Your objective: Repeat the material verbatim. Images are excluded from the copy.

Given material:

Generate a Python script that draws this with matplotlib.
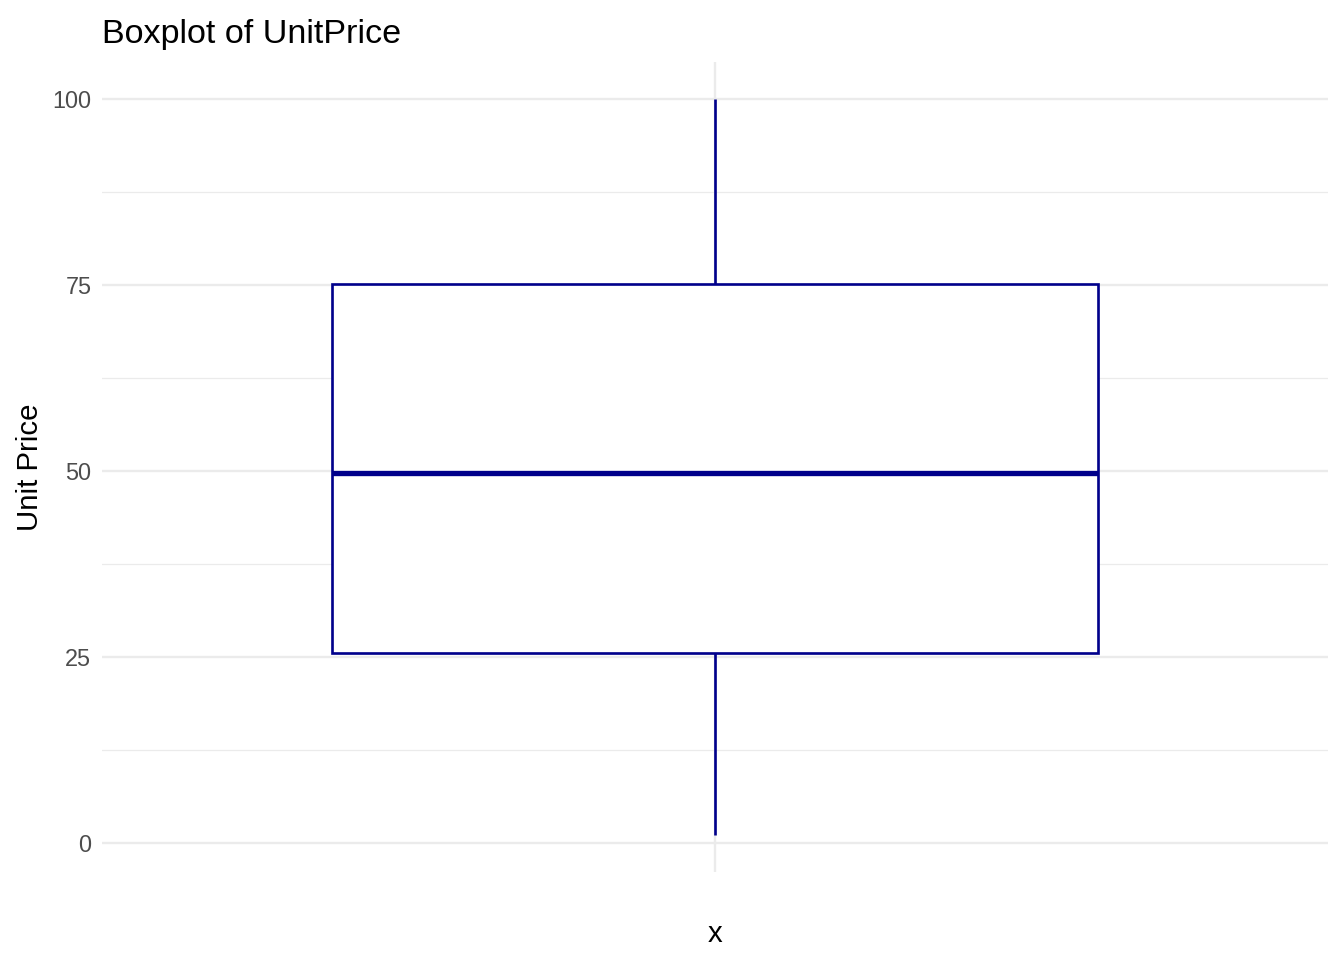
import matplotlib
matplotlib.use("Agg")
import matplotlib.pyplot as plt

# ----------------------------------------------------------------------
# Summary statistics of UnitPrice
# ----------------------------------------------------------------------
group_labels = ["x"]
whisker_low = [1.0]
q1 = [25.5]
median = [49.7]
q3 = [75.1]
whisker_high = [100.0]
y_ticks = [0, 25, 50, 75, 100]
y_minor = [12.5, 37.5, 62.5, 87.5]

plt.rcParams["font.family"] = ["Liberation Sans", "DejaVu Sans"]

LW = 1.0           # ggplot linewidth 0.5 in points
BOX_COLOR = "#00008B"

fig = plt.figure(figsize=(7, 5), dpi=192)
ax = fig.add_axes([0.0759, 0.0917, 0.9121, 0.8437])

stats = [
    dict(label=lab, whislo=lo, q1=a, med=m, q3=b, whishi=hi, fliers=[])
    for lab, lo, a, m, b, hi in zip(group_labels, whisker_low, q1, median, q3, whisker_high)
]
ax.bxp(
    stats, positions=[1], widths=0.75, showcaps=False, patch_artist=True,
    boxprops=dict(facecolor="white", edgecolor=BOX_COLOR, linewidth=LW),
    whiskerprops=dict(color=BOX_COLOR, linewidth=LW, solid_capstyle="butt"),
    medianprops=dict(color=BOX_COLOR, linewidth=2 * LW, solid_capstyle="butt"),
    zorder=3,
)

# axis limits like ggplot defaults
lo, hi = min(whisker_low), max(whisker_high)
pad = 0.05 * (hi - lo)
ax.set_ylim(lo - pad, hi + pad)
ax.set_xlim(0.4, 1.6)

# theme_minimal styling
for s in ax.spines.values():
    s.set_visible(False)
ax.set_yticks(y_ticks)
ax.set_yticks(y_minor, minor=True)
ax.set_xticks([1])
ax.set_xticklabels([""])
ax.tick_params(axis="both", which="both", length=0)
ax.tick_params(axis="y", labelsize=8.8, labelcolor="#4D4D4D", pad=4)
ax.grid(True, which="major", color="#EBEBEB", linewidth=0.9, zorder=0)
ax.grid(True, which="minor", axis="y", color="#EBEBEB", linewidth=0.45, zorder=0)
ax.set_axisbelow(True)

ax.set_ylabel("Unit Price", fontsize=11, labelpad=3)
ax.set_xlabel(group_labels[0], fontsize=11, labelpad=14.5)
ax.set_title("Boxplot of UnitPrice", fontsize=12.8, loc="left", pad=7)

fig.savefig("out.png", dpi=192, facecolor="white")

Final answer:
Generate a Python script that draws this with matplotlib.
import matplotlib
matplotlib.use("Agg")
import matplotlib.pyplot as plt

# ----------------------------------------------------------------------
# Summary statistics of UnitPrice
# ----------------------------------------------------------------------
group_labels = ["x"]
whisker_low = [1.0]
q1 = [25.5]
median = [49.7]
q3 = [75.1]
whisker_high = [100.0]
y_ticks = [0, 25, 50, 75, 100]
y_minor = [12.5, 37.5, 62.5, 87.5]

plt.rcParams["font.family"] = ["Liberation Sans", "DejaVu Sans"]

LW = 1.0           # ggplot linewidth 0.5 in points
BOX_COLOR = "#00008B"

fig = plt.figure(figsize=(7, 5), dpi=192)
ax = fig.add_axes([0.0759, 0.0917, 0.9121, 0.8437])

stats = [
    dict(label=lab, whislo=lo, q1=a, med=m, q3=b, whishi=hi, fliers=[])
    for lab, lo, a, m, b, hi in zip(group_labels, whisker_low, q1, median, q3, whisker_high)
]
ax.bxp(
    stats, positions=[1], widths=0.75, showcaps=False, patch_artist=True,
    boxprops=dict(facecolor="white", edgecolor=BOX_COLOR, linewidth=LW),
    whiskerprops=dict(color=BOX_COLOR, linewidth=LW, solid_capstyle="butt"),
    medianprops=dict(color=BOX_COLOR, linewidth=2 * LW, solid_capstyle="butt"),
    zorder=3,
)

# axis limits like ggplot defaults
lo, hi = min(whisker_low), max(whisker_high)
pad = 0.05 * (hi - lo)
ax.set_ylim(lo - pad, hi + pad)
ax.set_xlim(0.4, 1.6)

# theme_minimal styling
for s in ax.spines.values():
    s.set_visible(False)
ax.set_yticks(y_ticks)
ax.set_yticks(y_minor, minor=True)
ax.set_xticks([1])
ax.set_xticklabels([""])
ax.tick_params(axis="both", which="both", length=0)
ax.tick_params(axis="y", labelsize=8.8, labelcolor="#4D4D4D", pad=4)
ax.grid(True, which="major", color="#EBEBEB", linewidth=0.9, zorder=0)
ax.grid(True, which="minor", axis="y", color="#EBEBEB", linewidth=0.45, zorder=0)
ax.set_axisbelow(True)

ax.set_ylabel("Unit Price", fontsize=11, labelpad=3)
ax.set_xlabel(group_labels[0], fontsize=11, labelpad=14.5)
ax.set_title("Boxplot of UnitPrice", fontsize=12.8, loc="left", pad=7)

fig.savefig("out.png", dpi=192, facecolor="white")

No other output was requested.